Because the parties' dissolution judgment lacks an express statement that maintenance would continue beyond mother's remarriage and because mother remarried, the district court properly terminated maintenance. The issue of child support, however, must be remanded for the findings required by statute. On remand, the district court shall reevaluate the propriety of an award to mother of need-based attorney fees in light of any change in father's support obligation. Nothing in this opinion should be construed as an expression of how to decide the remanded issues. Also, on remand, the district court shall have discretion regarding whether to reopen the record.

Affirmed in part, reversed in part, and remanded.


* Retired judge of the district court, serving as judge of the Minnesota Court of Appeals by appointment pursuant to Minn. Const. art. VI, § 10.

[1] Citing several unpublished opinions of this court, mother claims entitlement to support of double the guideline amount. Unpublished opinions are of limited value in deciding this appeal. See Dynamic Air, Inc. v. Bloch, 502 N.W.2d 796, 801 (Minn. App. 1993) (while unpublished opinions may be persuasive, "[t]he legislature has unequivocally provided that [they] are not precedential" and noting the dangers and unfairness associated with their use are great).

[2] We note that the memorandum accompanying the rule 53 review order is a valid source of findings. See Minn. R. Civ. P. 52.01 ("[i]t will be sufficient if the findings of fact and conclusions of law * * * appear in * * * an accompanying memorandum").
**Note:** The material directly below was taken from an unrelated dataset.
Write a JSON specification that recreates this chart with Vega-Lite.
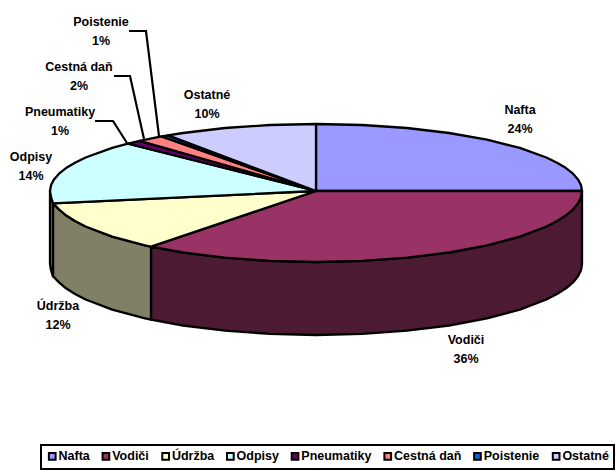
{"$schema":"https://vega.github.io/schema/vega-lite/v6.json","width":616,"height":470,"padding":0,"autosize":"none","background":"white","view":{"stroke":null},"config":{"font":"Liberation Sans","legend":{"strokeWidth":2}},"datasets":{"top":[
{"s":"Nafta","o":1,"x":316,"y":124},{"s":"Nafta","o":2,"x":362.2,"y":125},{"s":"Nafta","o":3,"x":407,"y":128},{"s":"Nafta","o":4,"x":449,"y":133},{"s":"Nafta","o":5,"x":487,"y":139.7},{"s":"Nafta","o":6,"x":519.8,"y":147.9},{"s":"Nafta","o":7,"x":546.4,"y":157.5},{"s":"Nafta","o":8,"x":557,"y":162.7},{"s":"Nafta","o":9,"x":566,"y":168.1},{"s":"Nafta","o":10,"x":573,"y":173.7},{"s":"Nafta","o":11,"x":578,"y":179.4},{"s":"Nafta","o":12,"x":581,"y":185.2},{"s":"Nafta","o":13,"x":582,"y":191},{"s":"Nafta","o":14,"x":316,"y":191},{"s":"Nafta","o":15,"x":316,"y":124},
{"s":"Vodiči","o":1,"x":316,"y":191},{"s":"Vodiči","o":2,"x":582,"y":191},{"s":"Vodiči","o":3,"x":581,"y":197.2},{"s":"Vodiči","o":4,"x":578,"y":203.3},{"s":"Vodiči","o":5,"x":573,"y":209.4},{"s":"Vodiči","o":6,"x":566,"y":215.3},{"s":"Vodiči","o":7,"x":557,"y":221},{"s":"Vodiči","o":8,"x":546.4,"y":226.5},{"s":"Vodiči","o":9,"x":519.8,"y":236.6},{"s":"Vodiči","o":10,"x":487,"y":245.4},{"s":"Vodiči","o":11,"x":449,"y":252.5},{"s":"Vodiči","o":12,"x":407,"y":257.7},{"s":"Vodiči","o":13,"x":362.2,"y":260.9},{"s":"Vodiči","o":14,"x":316,"y":262},{"s":"Vodiči","o":15,"x":269.8,"y":260.9},{"s":"Vodiči","o":16,"x":225,"y":257.7},{"s":"Vodiči","o":17,"x":183,"y":252.5},{"s":"Vodiči","o":18,"x":151,"y":246.7},{"s":"Vodiči","o":19,"x":316,"y":191},
{"s":"Údržba","o":1,"x":316,"y":191},{"s":"Údržba","o":2,"x":151,"y":246.7},{"s":"Údržba","o":3,"x":145,"y":245.4},{"s":"Údržba","o":4,"x":112.2,"y":236.6},{"s":"Údržba","o":5,"x":85.6,"y":226.5},{"s":"Údržba","o":6,"x":75,"y":221},{"s":"Údržba","o":7,"x":66,"y":215.3},{"s":"Údržba","o":8,"x":59,"y":209.4},{"s":"Údržba","o":9,"x":53,"y":203.3},{"s":"Údržba","o":10,"x":316,"y":191},
{"s":"Odpisy","o":1,"x":316,"y":191},{"s":"Odpisy","o":2,"x":53,"y":203.3},{"s":"Odpisy","o":3,"x":51,"y":197.2},{"s":"Odpisy","o":4,"x":50,"y":191},{"s":"Odpisy","o":5,"x":51,"y":185.2},{"s":"Odpisy","o":6,"x":54,"y":179.4},{"s":"Odpisy","o":7,"x":59,"y":173.7},{"s":"Odpisy","o":8,"x":66,"y":168.1},{"s":"Odpisy","o":9,"x":75,"y":162.7},{"s":"Odpisy","o":10,"x":85.6,"y":157.5},{"s":"Odpisy","o":11,"x":112.2,"y":147.9},{"s":"Odpisy","o":12,"x":128,"y":143.6},{"s":"Odpisy","o":13,"x":316,"y":191},
{"s":"Pneumatiky","o":1,"x":316,"y":191},{"s":"Pneumatiky","o":2,"x":128,"y":143.6},{"s":"Pneumatiky","o":3,"x":139.7,"y":140.8},{"s":"Pneumatiky","o":4,"x":316,"y":191},
{"s":"Cestná daň","o":1,"x":316,"y":191},{"s":"Cestná daň","o":2,"x":139.7,"y":140.8},{"s":"Cestná daň","o":3,"x":150.4,"y":138.6},{"s":"Cestná daň","o":4,"x":161.5,"y":136.4},{"s":"Cestná daň","o":5,"x":316,"y":191},
{"s":"Poistenie","o":1,"x":316,"y":191},{"s":"Poistenie","o":2,"x":161.5,"y":136.4},{"s":"Poistenie","o":3,"x":168,"y":135.3},{"s":"Poistenie","o":4,"x":316,"y":191},
{"s":"Ostatné","o":1,"x":316,"y":191},{"s":"Ostatné","o":2,"x":168,"y":135.3},{"s":"Ostatné","o":3,"x":183,"y":133},{"s":"Ostatné","o":4,"x":225,"y":128},{"s":"Ostatné","o":5,"x":269.8,"y":125},{"s":"Ostatné","o":6,"x":316,"y":124},{"s":"Ostatné","o":7,"x":316,"y":191}
],"wall":[
{"s":"Vodiči","o":1,"x":582,"y":191},{"s":"Vodiči","o":2,"x":581,"y":197.2},{"s":"Vodiči","o":3,"x":578,"y":203.3},{"s":"Vodiči","o":4,"x":573,"y":209.4},{"s":"Vodiči","o":5,"x":566,"y":215.3},{"s":"Vodiči","o":6,"x":557,"y":221},{"s":"Vodiči","o":7,"x":546.4,"y":226.5},{"s":"Vodiči","o":8,"x":519.8,"y":236.6},{"s":"Vodiči","o":9,"x":487,"y":245.4},{"s":"Vodiči","o":10,"x":449,"y":252.5},{"s":"Vodiči","o":11,"x":407,"y":257.7},{"s":"Vodiči","o":12,"x":362.2,"y":260.9},{"s":"Vodiči","o":13,"x":316,"y":262},{"s":"Vodiči","o":14,"x":269.8,"y":260.9},{"s":"Vodiči","o":15,"x":225,"y":257.7},{"s":"Vodiči","o":16,"x":183,"y":252.5},{"s":"Vodiči","o":17,"x":151,"y":246.7},{"s":"Vodiči","o":18,"x":151,"y":319.7},{"s":"Vodiči","o":19,"x":183,"y":325.5},{"s":"Vodiči","o":20,"x":225,"y":330.7},{"s":"Vodiči","o":21,"x":269.8,"y":333.9},{"s":"Vodiči","o":22,"x":316,"y":335},{"s":"Vodiči","o":23,"x":362.2,"y":333.9},{"s":"Vodiči","o":24,"x":407,"y":330.7},{"s":"Vodiči","o":25,"x":449,"y":325.5},{"s":"Vodiči","o":26,"x":487,"y":318.4},{"s":"Vodiči","o":27,"x":519.8,"y":309.6},{"s":"Vodiči","o":28,"x":546.4,"y":299.5},{"s":"Vodiči","o":29,"x":557,"y":294},{"s":"Vodiči","o":30,"x":566,"y":288.3},{"s":"Vodiči","o":31,"x":573,"y":282.4},{"s":"Vodiči","o":32,"x":578,"y":276.3},{"s":"Vodiči","o":33,"x":581,"y":270.2},{"s":"Vodiči","o":34,"x":582,"y":264},{"s":"Vodiči","o":35,"x":582,"y":191},
{"s":"Údržba","o":1,"x":151,"y":246.7},{"s":"Údržba","o":2,"x":145,"y":245.4},{"s":"Údržba","o":3,"x":112.2,"y":236.6},{"s":"Údržba","o":4,"x":85.6,"y":226.5},{"s":"Údržba","o":5,"x":75,"y":221},{"s":"Údržba","o":6,"x":66,"y":215.3},{"s":"Údržba","o":7,"x":59,"y":209.4},{"s":"Údržba","o":8,"x":53,"y":203.3},{"s":"Údržba","o":9,"x":53,"y":276.3},{"s":"Údržba","o":10,"x":59,"y":282.4},{"s":"Údržba","o":11,"x":66,"y":288.3},{"s":"Údržba","o":12,"x":75,"y":294},{"s":"Údržba","o":13,"x":85.6,"y":299.5},{"s":"Údržba","o":14,"x":112.2,"y":309.6},{"s":"Údržba","o":15,"x":145,"y":318.4},{"s":"Údržba","o":16,"x":151,"y":319.7},{"s":"Údržba","o":17,"x":151,"y":246.7},
{"s":"Odpisy","o":1,"x":53,"y":203.3},{"s":"Odpisy","o":2,"x":51,"y":197.2},{"s":"Odpisy","o":3,"x":50,"y":191},{"s":"Odpisy","o":4,"x":50,"y":264},{"s":"Odpisy","o":5,"x":51,"y":270.2},{"s":"Odpisy","o":6,"x":53,"y":276.3},{"s":"Odpisy","o":7,"x":53,"y":203.3}
],"leaders":[
{"s":"Poistenie","o":1,"x":129,"y":31},{"s":"Poistenie","o":2,"x":146,"y":31},{"s":"Poistenie","o":3,"x":159,"y":136},
{"s":"Cestná daň","o":1,"x":114,"y":76},{"s":"Cestná daň","o":2,"x":130,"y":76},{"s":"Cestná daň","o":3,"x":144,"y":139},
{"s":"Pneumatiky","o":1,"x":95,"y":121},{"s":"Pneumatiky","o":2,"x":113,"y":121},{"s":"Pneumatiky","o":3,"x":127,"y":143}
],"labels":[
{"t":"Nafta\n24%","x":520,"y":110},{"t":"Vodiči\n36%","x":466,"y":340},{"t":"Údržba\n12%","x":58,"y":306},{"t":"Odpisy\n14%","x":31,"y":157},{"t":"Pneumatiky\n1%","x":60,"y":112},{"t":"Cestná daň\n2%","x":79,"y":67},{"t":"Poistenie\n1%","x":101,"y":22},{"t":"Ostatné\n10%","x":207,"y":95}
]},
"encoding":{"x":{"field":"x","type":"quantitative","scale":{"domain":[0,616],"nice":false,"zero":false},"axis":null},"y":{"field":"y","type":"quantitative","scale":{"domain":[470,0],"nice":false,"zero":false},"axis":null}},
"layer":[
{"data":{"name":"wall"},"mark":{"type":"line","stroke":"black","strokeWidth":2.3,"strokeJoin":"round"},"encoding":{"order":{"field":"o","type":"quantitative"},"fill":{"field":"s","type":"nominal","legend":null,"scale":{"domain":["Vodiči","Údržba","Odpisy"],"range":["#4D1A33","#808066","#668080"]}}}},
{"data":{"name":"top"},"mark":{"type":"line","stroke":"black","strokeWidth":2.3,"strokeJoin":"round"},"encoding":{"order":{"field":"o","type":"quantitative"},"fill":{"field":"s","type":"nominal","sort":null,"scale":{"domain":["Nafta","Vodiči","Údržba","Odpisy","Pneumatiky","Cestná daň","Poistenie","Ostatné"],"range":["#9999FF","#993366","#FFFFCC","#CCFFFF","#660066","#FF8080","#0066CC","#CCCCFF"]},"legend":{"title":null,"orient":"none","legendX":41,"legendY":445,"direction":"horizontal","columns":8,"columnPadding":7.7,"gridAlign":"each","symbolType":"square","symbolSize":45,"symbolStrokeColor":"black","symbolStrokeWidth":2,"labelFont":"Liberation Sans","labelFontWeight":"bold","labelFontSize":12.5,"labelColor":"#000","labelOffset":0,"padding":5,"strokeColor":"black","fillColor":"white","labelLimit":200}}}},
{"data":{"name":"leaders"},"mark":{"type":"line","stroke":"black","strokeWidth":2.2,"strokeJoin":"miter"},"encoding":{"detail":{"field":"s"},"order":{"field":"o","type":"quantitative"}}},
{"data":{"name":"labels"},"mark":{"type":"text","font":"Liberation Sans","fontWeight":"bold","fontSize":12.5,"lineBreak":"\n","lineHeight":19,"align":"center","baseline":"middle","color":"#000"},"encoding":{"text":{"field":"t"}}}
],
"resolve":{"scale":{"fill":"independent"}}}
[3] Karon addresses parties' ability to waive their right to receive maintenance. Karon, 435 N.W.2d at 503.

[4] Because this case lacks a claim that there is a writing apart from the judgment which contains the parties' agreement for maintenance to continue beyond remarriage, Poehls' reference to the "record" as the place to look for the parties' intent regarding remarriage is inapplicable here, and we look only at the judgment itself. See Minn. Stat. § 518.64, subd. 3 (remarriage terminates maintenance "[u]nless otherwise agreed in writing or expressly provided in the decree") (emphasis added).

[5] We reject mother's claim that the district court erred in denying her motion for conduct-based attorney fees. The district court stated that both parties "contributed to the unnecessary length of these proceedings." Mother does not challenge the facet of this finding indicating that she prolonged the proceedings. None of the cases mother cites in her brief to support her argument for conduct-based attorney fees involves an award of attorney fees to a party who had unnecessarily prolonged proceedings.